Airlines and travel-related businesses would be among the clearest gainers. Fuel remains one of the largest cost inputs, and the recent period has combined high prices with sharp fluctuations. A calmer energy backdrop improves margins directly.

At the same time, easing tensions removes a psychological barrier for long-haul travel. Routes linking Europe, Asia and the Gulf, which have been particularly sensitive to regional instability, would see demand recover more quickly. Hotel groups, booking platforms and airport operators all sit within that same recovery channel.
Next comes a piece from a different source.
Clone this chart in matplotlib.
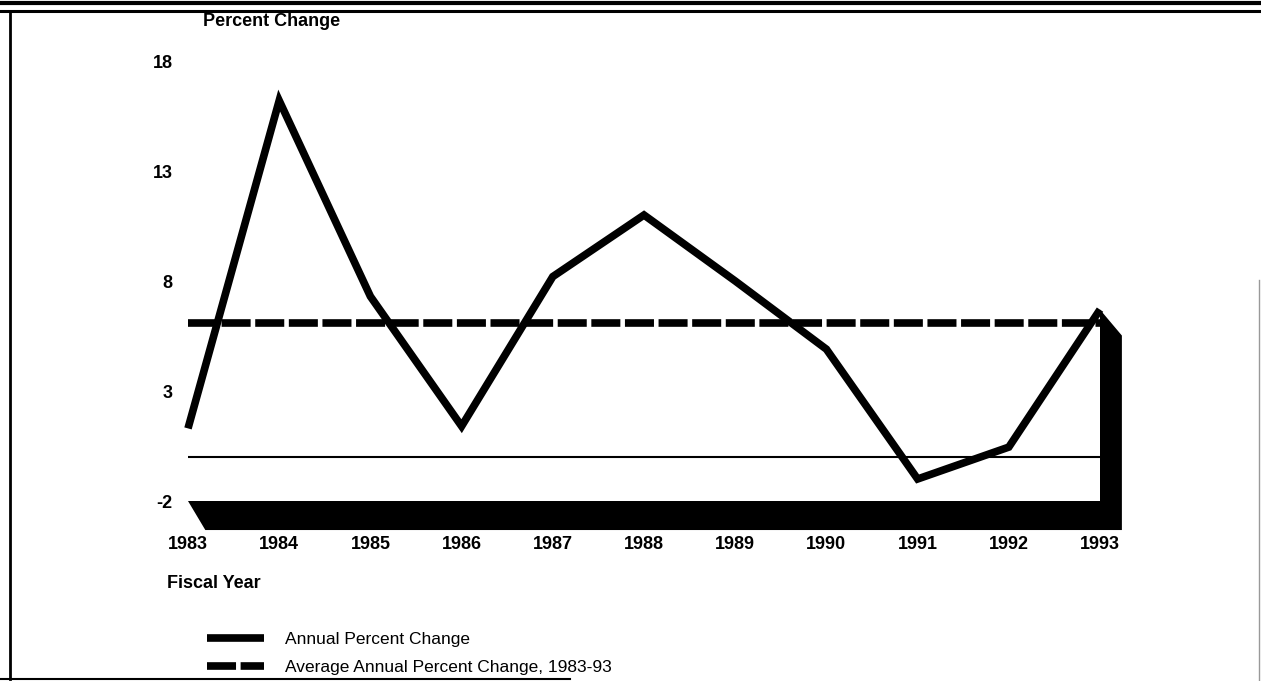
import matplotlib
matplotlib.use("Agg")
import matplotlib.pyplot as plt
from matplotlib.lines import Line2D

plt.rcParams['font.family'] = ['Liberation Sans', 'DejaVu Sans']

# data
years = [1983, 1984, 1985, 1986, 1987, 1988, 1989, 1990, 1991, 1992, 1993]
pct_change = [1.3, 16.2, 7.3, 1.4, 8.2, 11.0, 8.0, 4.9, -1.0, 0.45, 6.7]
avg_change = 6.1
y_ticks = [-2, 3, 8, 13, 18]

W, H = 1261, 681


def fx(px):
    return px / W


def fy(py):
    return 1 - py / H


fig = plt.figure(figsize=(W / 100, H / 100), dpi=100)
ax = fig.add_axes([fx(188), fy(501), fx(1100) - fx(188), fy(61) - fy(501)])
ax.set_xlim(years[0], years[-1])
ax.set_ylim(y_ticks[0], y_ticks[-1])
for s in ax.spines.values():
    s.set_visible(False)

# black "3D" floor and right wall
depth_x, depth_y = 0.24, 1.32
slant_x = 0.19
floor = y_ticks[0]
xs = [years[0], years[-1], years[-1], years[-1] + depth_x,
      years[-1] + depth_x, years[0] + slant_x]
ys = [floor, floor, pct_change[-1], pct_change[-1] - 1.18,
      floor - depth_y, floor - depth_y]
ax.fill(xs, ys, color='black', lw=0, clip_on=False, zorder=2)

# zero line
ax.plot([years[0], years[-1]], [0, 0], color='black', lw=1.5, zorder=3)

# average
ax.plot([years[0], years[-1]], [avg_change, avg_change], color='black', lw=5.5,
        ls=(0, (3.8, 0.6)), dash_capstyle='butt', zorder=4, clip_on=False,
        label='Average Annual Percent Change, 1983-93')

# annual change
ax.plot(years, pct_change, color='black', lw=5.5, solid_joinstyle='miter',
        solid_capstyle='butt', zorder=5, clip_on=False,
        label='Annual Percent Change')

ax.set_xticks(years)
ax.set_xticklabels([str(y) for y in years], fontsize=13, fontweight='bold')
ax.set_yticks(y_ticks)
ax.set_yticklabels([str(t) for t in y_ticks], fontsize=13, fontweight='bold')
ax.tick_params(axis='x', length=0, pad=25)
ax.tick_params(axis='y', length=0, pad=11)

fig.text(fx(203), fy(21), 'Percent Change', fontsize=13, fontweight='bold',
         ha='left', va='center')
fig.text(fx(167), fy(583), 'Fiscal Year', fontsize=13, fontweight='bold',
         ha='left', va='center')

h, l = ax.get_legend_handles_labels()
leg = fig.legend(h[::-1], l[::-1], loc='upper left',
                 bbox_to_anchor=(fx(207), fy(632)), frameon=False,
                 fontsize=12.5, handlelength=3.3, handletextpad=1.2,
                 labelspacing=0.74, borderpad=0, borderaxespad=0)

# page frame from the scan
fig.add_artist(Line2D([0, 1], [fy(3), fy(3)], color='black', lw=3))
fig.add_artist(Line2D([0, 1], [fy(11), fy(11)], color='black', lw=2.2))
fig.add_artist(Line2D([fx(10), fx(10)], [fy(11), fy(679)], color='black', lw=2))
fig.add_artist(Line2D([0, fx(570)], [fy(679), fy(679)], color='black', lw=1.5))
fig.add_artist(Line2D([fx(1259), fx(1259)], [fy(280), fy(681)], color='#999999', lw=1))

fig.savefig('out.png', dpi=100)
Industrial companies and global manufacturers are positioned for a more gradual but potentially more meaningful uplift. Supply chains have been operating with added friction through higher insurance costs, shipping uncertainty and precautionary inventory strategies.

A reduction in tensions lowers those pressures. Production becomes more efficient, logistics more predictable, and delayed investment decisions begin to move forward. Engineering firms, capital goods producers and logistics groups all benefit as activity normalises.

Emerging markets stand out from a macro perspective. Higher oil prices have acted as a drag on import-dependent economies, feeding inflation and limiting policy flexibility. Relief on energy costs improves trade balances and supports currencies that have absorbed much of that pressure.

Equity markets in parts of Asia and Africa, which have lagged as a result, could see renewed inflows as conditions stabilise and growth expectations improve.

Consumer sectors follow as the effects of lower energy costs filter through. Household budgets begin to ease, particularly in regions where fuel and utility costs have been a significant burden.

Discretionary spending, which has been constrained, starts to recover. Retailers, automotive companies and leisure businesses all benefit from a shift in both real income and sentiment.

Financials capture a different dimension of the same adjustment. Reduced geopolitical stress tends to compress volatility, tighten credit spreads and reopen capital markets activity. Investment banks see improved deal flow and issuance, while insurers benefit from a moderation in risk premiums linked to geopolitical exposure.

A more stable environment encourages risk-taking, and financial institutions are positioned to absorb that shift.

Tech and AI-linked equities also stand to gain indirectly. Improved risk appetite broadens participation in markets beyond defensive sectors.

Lower energy costs provide an additional, if less visible, support for infrastructure-heavy areas such as data centres, where power consumption is a key expense.

Defence may see a more mixed response in the short term. Spending trends are driven by a wider set of geopolitical considerations, but a de-escalation with Iran could ease some immediate pressures.

Relative performance, rather than absolute declines, is the more likely outcome as capital rotates into sectors with greater sensitivity to stability and growth.

Commodities beyond oil should not be overlooked. Industrial metals, closely tied to global growth expectations, would likely strengthen as confidence improves.

A reduction in geopolitical stress supports manufacturing activity and infrastructure investment, both of which drive demand across the complex.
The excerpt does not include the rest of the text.